As Paul Newman said: we want blue collar macho types on our side — what is more macho than defending your wife and family, standing in front of the cabin with a gun, or (similarly) writing letters to fellow citizens about the threat of global warming to all our cabins? We want blue collar macho types on our side, and our rhetoric on critical issue of global warming should be specific and convincing and limited enough to bring them to our side on this issue, where they belong! Every gum-chewing American should be the target of reasoning and rhetoric on this issue, where sarcasm and shotgun rhetoric don't help.

We could call this "alternative website" something like "Basic Rhetoric for John Q"


Your friend,

Tom

Hi, Tom,

Thanks for your kind words and thoughts on global warming. I think the rhetoric idea is great! Especially since all the real creativity and wit floating around out there tends to be mostly left of center! We could "rhetoricize" circles around the likes of an Ari Fliescher (who comes up with one half-baked phrase about once every month and beats it into the ground like a railroad tie in a track to nowhere!).

Now, here below, I'm gonna pull out some of your family archives for show and tell and embarrass the heck out of you (what are good friends for?!)!


Best always,

Cheryl


P.S. Have a cup of coffee and a good philosophical argument at the Bagel Shop for me!


War and the Private Investor


Here are some excerpts from "War and the Private Investor," a classic of economic analysis written by Tom's Dad, Eugene Staley. I bet Tom didn't know I actually read some of this weighty tome!! But I did this week and was stunned at how very accurately it assesses the present day situation with corporate monsters prowling the globe looking for trouble.


"Private investments seeking purely business advantage (i.e., unmotivated by political expansionism, balance of power strategy, military considerations, or other reasons of state) have rarely of themselves brought great powers into serious political clashes. It is where an aura of political ambitions has attached to the investments, and especially where the investments have been pushed in for political reasons from the start, that most of the dangerous investment frictions between great states have occurred."

In Chapt. 13. Mr. Staley presents what he calls a "recipe" for conflict caused by international private investment (think ExxonMobil, Carlyle Group...) Staley says this conflict would be most likely to occur if business ventures were pushed forward:

"(1) By citizens of a great power

(2) In a non-industrialized country with a weak and unstable government, or in a partly industrialized or even an advanced country about to experience a social revolution or in a region of disputed sovereignty."
[sounds like every country the U.S. has economically exploited for 75 years!)

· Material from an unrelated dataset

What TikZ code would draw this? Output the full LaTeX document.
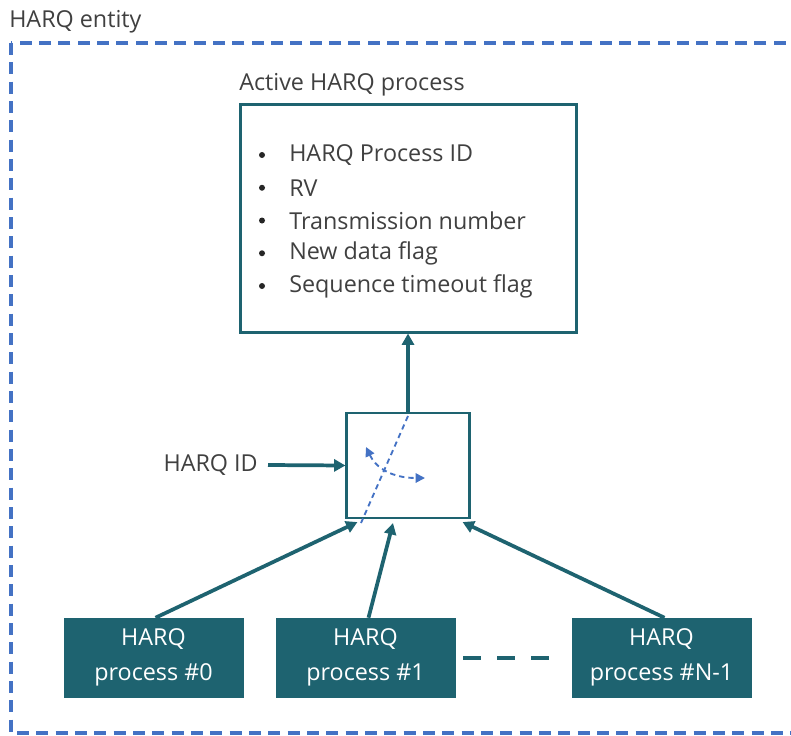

3) Under conditions which bring migration of management and entrepreneurship as well as migration of capital, especially in connection with special concessions or franchises rather than under the general laws of the capital-receiving country.(hmm - like the oil company carpetbaggers in South America, Africa, Afghanistan, etc etc?)

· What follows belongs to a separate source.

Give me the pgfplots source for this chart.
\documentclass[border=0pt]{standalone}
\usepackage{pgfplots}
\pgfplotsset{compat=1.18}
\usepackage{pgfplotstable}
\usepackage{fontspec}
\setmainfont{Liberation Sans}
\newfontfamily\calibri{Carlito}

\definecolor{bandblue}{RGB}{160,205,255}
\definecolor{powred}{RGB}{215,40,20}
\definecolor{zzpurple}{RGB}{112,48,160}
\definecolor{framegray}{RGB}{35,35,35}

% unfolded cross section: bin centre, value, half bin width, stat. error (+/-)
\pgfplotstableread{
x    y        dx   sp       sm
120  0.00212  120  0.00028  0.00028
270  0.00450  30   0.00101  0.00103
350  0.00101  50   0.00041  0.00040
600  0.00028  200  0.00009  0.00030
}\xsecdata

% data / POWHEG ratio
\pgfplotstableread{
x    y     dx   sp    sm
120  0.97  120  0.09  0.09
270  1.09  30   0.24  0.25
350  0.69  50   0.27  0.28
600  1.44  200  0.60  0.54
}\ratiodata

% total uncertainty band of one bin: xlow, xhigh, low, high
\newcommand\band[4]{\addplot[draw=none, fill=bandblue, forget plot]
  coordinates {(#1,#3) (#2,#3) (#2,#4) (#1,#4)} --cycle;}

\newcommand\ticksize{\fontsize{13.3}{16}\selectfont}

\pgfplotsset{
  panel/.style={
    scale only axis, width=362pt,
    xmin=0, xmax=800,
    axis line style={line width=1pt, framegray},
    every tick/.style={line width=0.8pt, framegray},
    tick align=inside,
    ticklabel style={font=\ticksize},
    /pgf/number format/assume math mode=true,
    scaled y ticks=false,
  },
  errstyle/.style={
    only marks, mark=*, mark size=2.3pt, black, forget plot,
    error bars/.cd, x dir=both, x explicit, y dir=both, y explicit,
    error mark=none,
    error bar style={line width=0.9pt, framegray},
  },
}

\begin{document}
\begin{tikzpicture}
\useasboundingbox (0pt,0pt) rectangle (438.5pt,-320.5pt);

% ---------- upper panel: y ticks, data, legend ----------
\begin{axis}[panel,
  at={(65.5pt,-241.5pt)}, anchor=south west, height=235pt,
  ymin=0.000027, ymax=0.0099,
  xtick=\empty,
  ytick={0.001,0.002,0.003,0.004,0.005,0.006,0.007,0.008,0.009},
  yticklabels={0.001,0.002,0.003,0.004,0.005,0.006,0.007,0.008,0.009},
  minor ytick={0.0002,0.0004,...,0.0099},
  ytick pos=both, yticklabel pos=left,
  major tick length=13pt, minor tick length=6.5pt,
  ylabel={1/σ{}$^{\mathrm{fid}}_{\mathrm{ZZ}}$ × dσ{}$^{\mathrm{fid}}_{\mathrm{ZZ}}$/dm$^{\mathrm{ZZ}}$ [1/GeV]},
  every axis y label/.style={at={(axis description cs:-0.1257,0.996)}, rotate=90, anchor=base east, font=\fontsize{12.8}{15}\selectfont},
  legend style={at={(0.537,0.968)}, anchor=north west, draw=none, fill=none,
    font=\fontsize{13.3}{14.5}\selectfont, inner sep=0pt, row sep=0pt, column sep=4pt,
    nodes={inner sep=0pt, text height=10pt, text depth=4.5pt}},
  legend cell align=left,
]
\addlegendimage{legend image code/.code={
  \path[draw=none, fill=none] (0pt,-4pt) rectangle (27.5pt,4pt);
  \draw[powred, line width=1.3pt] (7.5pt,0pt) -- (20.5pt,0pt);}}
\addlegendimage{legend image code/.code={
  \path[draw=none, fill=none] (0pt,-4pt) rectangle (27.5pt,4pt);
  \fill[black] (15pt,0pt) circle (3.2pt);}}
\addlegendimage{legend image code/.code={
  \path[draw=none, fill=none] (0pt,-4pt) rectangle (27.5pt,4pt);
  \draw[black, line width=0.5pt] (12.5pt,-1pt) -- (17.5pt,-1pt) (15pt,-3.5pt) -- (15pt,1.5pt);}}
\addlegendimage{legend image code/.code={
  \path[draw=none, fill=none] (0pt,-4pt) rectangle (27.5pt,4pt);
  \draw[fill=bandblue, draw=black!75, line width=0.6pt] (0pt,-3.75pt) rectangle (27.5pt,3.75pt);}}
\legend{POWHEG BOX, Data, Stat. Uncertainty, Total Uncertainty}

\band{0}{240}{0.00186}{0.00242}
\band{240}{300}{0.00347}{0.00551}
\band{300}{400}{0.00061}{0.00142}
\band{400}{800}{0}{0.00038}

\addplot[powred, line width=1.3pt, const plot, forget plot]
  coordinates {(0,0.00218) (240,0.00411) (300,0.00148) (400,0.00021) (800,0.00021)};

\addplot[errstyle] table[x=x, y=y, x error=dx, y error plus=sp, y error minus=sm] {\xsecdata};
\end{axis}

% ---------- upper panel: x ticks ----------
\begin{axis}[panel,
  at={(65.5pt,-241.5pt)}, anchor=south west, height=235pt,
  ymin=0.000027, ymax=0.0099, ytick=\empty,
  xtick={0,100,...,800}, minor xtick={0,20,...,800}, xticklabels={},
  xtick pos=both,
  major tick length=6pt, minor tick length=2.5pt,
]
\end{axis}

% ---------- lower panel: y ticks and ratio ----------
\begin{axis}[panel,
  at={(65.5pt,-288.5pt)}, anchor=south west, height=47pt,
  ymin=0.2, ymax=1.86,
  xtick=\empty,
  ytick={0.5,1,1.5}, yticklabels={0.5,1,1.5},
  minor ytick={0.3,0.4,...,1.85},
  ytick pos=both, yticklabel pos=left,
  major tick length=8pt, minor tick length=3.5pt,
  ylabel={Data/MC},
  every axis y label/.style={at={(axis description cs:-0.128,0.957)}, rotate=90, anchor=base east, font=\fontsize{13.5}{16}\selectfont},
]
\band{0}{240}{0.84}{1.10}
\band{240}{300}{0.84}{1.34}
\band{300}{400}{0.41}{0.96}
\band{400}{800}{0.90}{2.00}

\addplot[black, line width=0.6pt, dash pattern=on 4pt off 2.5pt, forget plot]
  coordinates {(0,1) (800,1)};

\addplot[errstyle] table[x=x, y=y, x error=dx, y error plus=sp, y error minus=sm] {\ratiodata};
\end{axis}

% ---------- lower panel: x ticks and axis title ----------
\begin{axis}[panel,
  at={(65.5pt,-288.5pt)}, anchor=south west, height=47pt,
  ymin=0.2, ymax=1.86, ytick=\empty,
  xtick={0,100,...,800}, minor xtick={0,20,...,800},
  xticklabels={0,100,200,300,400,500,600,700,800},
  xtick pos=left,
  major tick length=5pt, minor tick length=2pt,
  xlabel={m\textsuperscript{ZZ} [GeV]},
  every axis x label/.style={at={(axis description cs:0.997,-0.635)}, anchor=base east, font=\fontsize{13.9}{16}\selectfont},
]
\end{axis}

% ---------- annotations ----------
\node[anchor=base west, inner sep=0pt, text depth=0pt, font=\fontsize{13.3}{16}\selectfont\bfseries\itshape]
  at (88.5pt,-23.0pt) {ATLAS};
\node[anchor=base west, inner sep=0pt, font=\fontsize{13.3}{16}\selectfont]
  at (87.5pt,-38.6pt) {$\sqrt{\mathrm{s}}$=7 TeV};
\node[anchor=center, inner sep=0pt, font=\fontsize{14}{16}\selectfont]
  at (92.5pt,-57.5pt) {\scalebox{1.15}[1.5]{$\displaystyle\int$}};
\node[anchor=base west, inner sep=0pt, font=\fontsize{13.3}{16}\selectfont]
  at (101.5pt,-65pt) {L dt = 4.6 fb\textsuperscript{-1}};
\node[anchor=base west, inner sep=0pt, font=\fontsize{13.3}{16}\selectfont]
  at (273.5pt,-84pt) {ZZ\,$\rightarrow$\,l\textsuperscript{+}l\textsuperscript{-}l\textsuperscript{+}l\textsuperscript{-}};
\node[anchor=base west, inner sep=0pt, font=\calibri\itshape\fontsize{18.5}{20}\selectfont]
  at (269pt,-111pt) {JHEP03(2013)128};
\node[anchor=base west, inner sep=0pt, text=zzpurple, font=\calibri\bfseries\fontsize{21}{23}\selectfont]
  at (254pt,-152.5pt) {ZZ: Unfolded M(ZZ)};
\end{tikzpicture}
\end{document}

(4) With the object, in addition to profit-making, of serving the strategic political and military purposes of the investing country, as expressed by its government in the form of subsidies or some less direct stimulus to investments deemed of national value
(again, this sounds just about every nation we've "helped" in the past 75 years)

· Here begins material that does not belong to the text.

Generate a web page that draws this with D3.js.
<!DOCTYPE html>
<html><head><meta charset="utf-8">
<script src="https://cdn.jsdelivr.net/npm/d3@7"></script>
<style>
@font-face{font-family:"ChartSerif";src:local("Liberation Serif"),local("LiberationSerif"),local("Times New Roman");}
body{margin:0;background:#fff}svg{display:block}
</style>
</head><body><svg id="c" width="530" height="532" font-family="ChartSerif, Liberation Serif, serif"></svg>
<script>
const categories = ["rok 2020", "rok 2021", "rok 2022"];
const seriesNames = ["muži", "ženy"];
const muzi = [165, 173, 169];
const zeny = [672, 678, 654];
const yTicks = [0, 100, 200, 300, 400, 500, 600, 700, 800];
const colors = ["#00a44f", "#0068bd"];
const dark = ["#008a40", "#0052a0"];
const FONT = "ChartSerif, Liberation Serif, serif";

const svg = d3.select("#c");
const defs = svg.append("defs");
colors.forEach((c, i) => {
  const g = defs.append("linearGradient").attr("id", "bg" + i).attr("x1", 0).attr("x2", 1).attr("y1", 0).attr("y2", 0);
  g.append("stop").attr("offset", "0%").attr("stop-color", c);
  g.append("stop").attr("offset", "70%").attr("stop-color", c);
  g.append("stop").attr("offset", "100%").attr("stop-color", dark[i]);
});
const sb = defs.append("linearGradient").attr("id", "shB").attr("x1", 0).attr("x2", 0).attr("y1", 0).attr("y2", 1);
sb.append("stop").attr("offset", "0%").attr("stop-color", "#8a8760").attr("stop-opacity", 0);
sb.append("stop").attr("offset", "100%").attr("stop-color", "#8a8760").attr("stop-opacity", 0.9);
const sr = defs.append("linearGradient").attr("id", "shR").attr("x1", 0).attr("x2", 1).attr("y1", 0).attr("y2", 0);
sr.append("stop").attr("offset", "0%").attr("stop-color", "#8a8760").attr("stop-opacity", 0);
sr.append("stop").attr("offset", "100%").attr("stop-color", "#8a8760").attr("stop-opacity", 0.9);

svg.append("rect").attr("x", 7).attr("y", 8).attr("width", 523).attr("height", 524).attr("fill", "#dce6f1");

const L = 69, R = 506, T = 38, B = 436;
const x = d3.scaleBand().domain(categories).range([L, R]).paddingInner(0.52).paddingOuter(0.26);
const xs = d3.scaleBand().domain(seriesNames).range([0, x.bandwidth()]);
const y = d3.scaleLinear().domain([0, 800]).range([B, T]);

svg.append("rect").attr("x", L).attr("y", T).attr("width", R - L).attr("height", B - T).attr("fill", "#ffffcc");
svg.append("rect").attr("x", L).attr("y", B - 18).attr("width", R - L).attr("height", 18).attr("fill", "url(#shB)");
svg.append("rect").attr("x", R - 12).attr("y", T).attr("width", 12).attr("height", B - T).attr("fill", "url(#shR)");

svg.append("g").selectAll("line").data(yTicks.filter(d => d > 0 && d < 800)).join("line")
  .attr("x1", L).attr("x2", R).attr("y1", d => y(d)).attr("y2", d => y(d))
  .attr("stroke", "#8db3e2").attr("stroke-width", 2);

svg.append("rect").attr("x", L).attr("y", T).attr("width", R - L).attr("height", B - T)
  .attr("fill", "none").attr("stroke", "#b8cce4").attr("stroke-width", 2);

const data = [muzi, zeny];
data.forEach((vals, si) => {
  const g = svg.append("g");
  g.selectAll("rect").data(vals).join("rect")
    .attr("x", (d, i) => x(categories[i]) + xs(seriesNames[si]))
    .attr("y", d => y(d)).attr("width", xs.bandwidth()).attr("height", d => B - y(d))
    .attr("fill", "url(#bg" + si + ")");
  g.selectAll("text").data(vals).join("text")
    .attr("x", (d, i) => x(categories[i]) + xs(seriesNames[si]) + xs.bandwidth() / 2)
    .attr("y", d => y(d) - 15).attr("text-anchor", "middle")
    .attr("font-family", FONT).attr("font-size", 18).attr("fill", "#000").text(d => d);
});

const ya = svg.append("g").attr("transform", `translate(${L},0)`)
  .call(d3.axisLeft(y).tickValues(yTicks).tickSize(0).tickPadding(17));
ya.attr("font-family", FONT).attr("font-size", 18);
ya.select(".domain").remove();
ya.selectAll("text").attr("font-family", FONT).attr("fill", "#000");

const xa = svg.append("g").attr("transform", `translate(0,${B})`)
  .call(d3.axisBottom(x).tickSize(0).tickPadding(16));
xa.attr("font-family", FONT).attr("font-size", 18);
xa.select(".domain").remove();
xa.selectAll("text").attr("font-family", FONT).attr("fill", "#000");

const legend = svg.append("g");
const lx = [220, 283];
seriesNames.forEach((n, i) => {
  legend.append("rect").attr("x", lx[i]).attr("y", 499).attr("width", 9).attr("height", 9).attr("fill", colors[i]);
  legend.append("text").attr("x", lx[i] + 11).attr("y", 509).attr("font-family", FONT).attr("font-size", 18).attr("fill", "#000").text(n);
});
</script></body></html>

(5) In projects connected with the development of transportation and communication routes [or pipelines?] especially those having great strategic value from both the political and economic standpoint, or in the extractive industries [this means oil and mining] associated with the early stages of industrial exploitation in non-industrialized countries.
Pretty darn prophetic....considering, especially, it was written in 1935!